It Is Helpful

Dear FlyLady,

This book turned out to be such a surprise for me. I’d read reviews on Amazon and some of them were so negative that I didn’t want to buy the book. I borrowed it for my Kindle using my Amazon Prime. I ended up listening to it on my Kindle in the car while I was driving back and forth from my daughter’s house. I’d spent a number of weeks there this summer after she was in a car accident, and I think getting out of my own house actually helped me see the problem that my house had become.

I think the best thing I learned from the book was the power of habits and the importance of really doing this a little bit at a time. Everytime I’d tried to do Pam and Peggy, every time I’d tried to do FlyLady I ended up crashing and burning because I tried to do too much at once.

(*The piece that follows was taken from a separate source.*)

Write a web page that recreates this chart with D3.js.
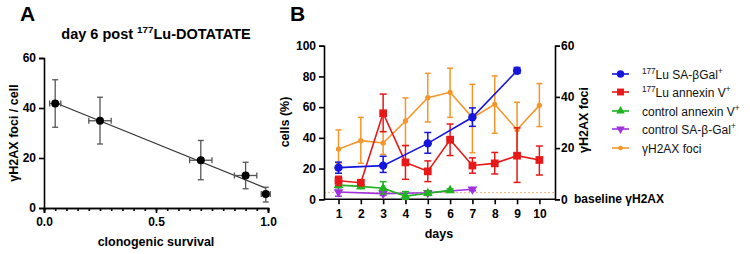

I’ve been Flying for over two months now. I still don’t have many new habits: shiny sink, swish and swipe, make the bed, get dressed, do a load a day all the way to fold and put away, and oh yeah. Declutter. That’s the other thing I learned, you really can’t organize clutter. As I’ve cleared out drawers and cupboards and pared them down to what really needs to be there I’m finding such freedom. It’s freedom to be able to get dressed for church in a few minutes instead of having to spend time looking for underwear, panty hose without runs, and a shirt without wrinkles. It’s freedom to be able to unload the dishwasher quickly because the cupboards have room to put things in them. It’s freedom to be able to put all the clothes away because there’s space in the drawer and room on the clothes rack.

Now, I’m not going to pretend that Hidden Treasures is great literature (I have a BA in English, I’m a lit snob), but it is helpful in portraying the way that the whole FlyLady system really works. Sink Reflections is great, but Hidden Treasures fleshes the whole thing out in a way that nothing else had ever done for me.

I don’t know, maybe it was just the right resource at the right time. All I know is that I would no longer be embarassed to have someone come to my door and go through the main part of the house. I’d even be willing to let someone in my bedroom. There are still dungeons I’m cleaning out I(I took two bags of trash out of a closet today), but what I know now is that it’s not an impossible job. It just has to be tackled one bit at a time. My mess was bigger than the mess in Hidden Treasures because we’d been letting it build up for a lot more years.

I love the ultimate message of the book, that once you get the clutter gone and the routines in place you’re free to do the other things you want to do. You can do them without the guilty feeling that there’s cleaning that needs to be done, a messy house that can’t welcome people, and that you’re simply avoiding it with your busy life. Instead you can do them and still go home to a shiny sink, a made bed, a cleared off dining room table. Hidden Treasures real message is that Flying is freedom. You can use the tools from the Flyshop or use what you already have, because it isn’t the tools that free you, it’s the habits.